Semantic Tokens (S) Definitions & Expansions (Assume c105=logger, c0=Exception, t=True, n=None for expansions)

  • LOG(<lvl>:<fmt>[:<args...>]) -> c105.<lvl>(<fmt>, *<args>) [<lvl>: i info, d debug, e error, w warning, c critical (fixed tokens)]
  • TRYLOG(<err>:<var> {<body>}) -> T : N > <body> N < X <err> as <var> : N > c105.e(f"FAIL: {<var>}", exc_info=t) N <
  • RETN(<var>) -> ? <var> ~ n : N > R n N <
  • RETF(<var>) -> ? ! <var> : N > R n N <
  • RAISE(<chk>:<var>:<err>[:<args...>]) -> ? <check> : N > U <err>(*<args>) N < [<chk>: N (<var>~n), E (!<var>) (fixed tokens)]
  • ATTR(<obj>:<attr>:<val>) -> <obj> . <attr> = <val>
  • DGET(<tgt>:<dct>:<key>:<def>) -> <tgt> = <dct> . get ( <key> , <def> )
  • DBEXEC(<sql>[:<params>]) -> W c122() as conn:N> W conn.c123() as cur:N> T:N> cur.c124(<sql>, <params> or []) N> conn.c127() N< X c0 as e:N> conn.c128() N> c105.e(f"DBEXEC FAIL:{e}",exc_info=t) N> U N< < < (Assumes db-api, c122=conn, c123=cursor, etc.)
  • DBFETCH1(<tgt>:<sql>[:<params>]) -> W c122() as conn:N> W conn.c123() as cur:N> T:N> cur.c124(<sql>, <params> or []) N> <tgt> = cur.c125() N> conn.c127() N< X c0 as e:N> conn.c128() N> c105.e(f"DBFETCH1 FAIL:{e}",exc_info=t) N> U N< < < (Assumes c125=fetchone)
  • CHKEXIT(<msg>:<exit_code>) -> _audit(<msg>) N _res = _report(...) N U c26(<exit_code>) (Assumes funcs _audit, _report, c26=SystemExit)
  • CHKINIT(<var>:<Class>[:<args...>]) -> G <var> N ? <var> ~ n : N > <var> = <Class>(*<args>) N <
  • PATHJOIN(<tgt>:<part1>[:<parts...>]) -> <tgt> = c115 . c78 (<part1>, *<parts>) (Assumes c115=pathlib/os.path, c78=join)
  • MKDIRS(<path>) -> c115 . c121 (<path>, exist_ok=t) (Assumes c115=os/pathlib, c121=makedirs)

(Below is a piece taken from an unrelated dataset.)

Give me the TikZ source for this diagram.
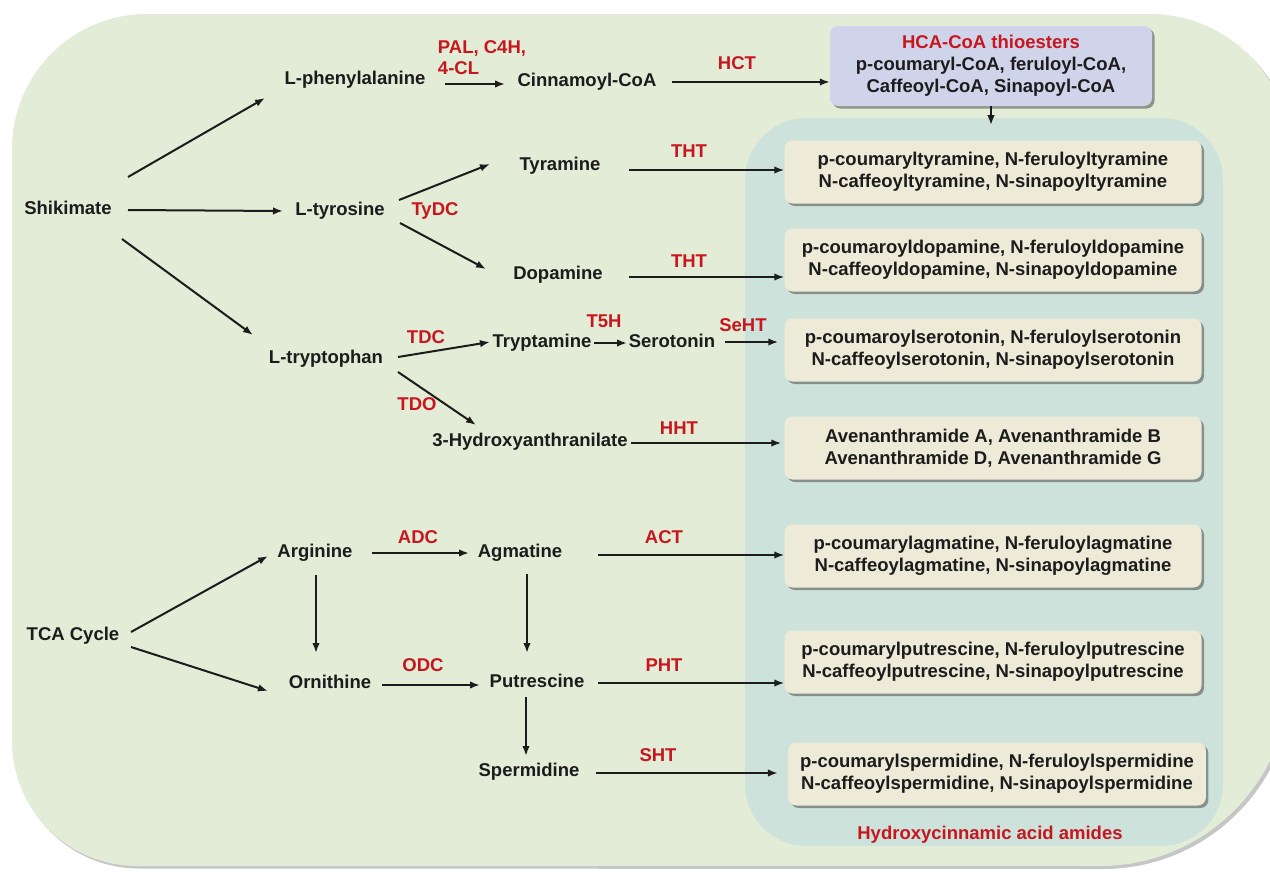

Encoding/Decoding Logic Summary:

  1. Decode: Parse Header -> Get D/X/O -> Load C + Fixed Toks (from above) -> Tokenize Body -> Substitute c/d/l refs -> Expand SemToks -> Translate Fixed Toks -> Format (N > <). Verify C: hash.
  2. Encode: Parse Code -> Prioritize Semantic Token patterns -> Map Kw/Op to Fixed Toks -> Map IDs/Lits to C (c<n>) or build D (d<n>) -> Handle Lits (Inline vs X:l<n>) -> Handle comments (cmt=k -> X:l<n>) -> Insert Structure (N > <) -> Build Header -> Assemble [Header]|||Body.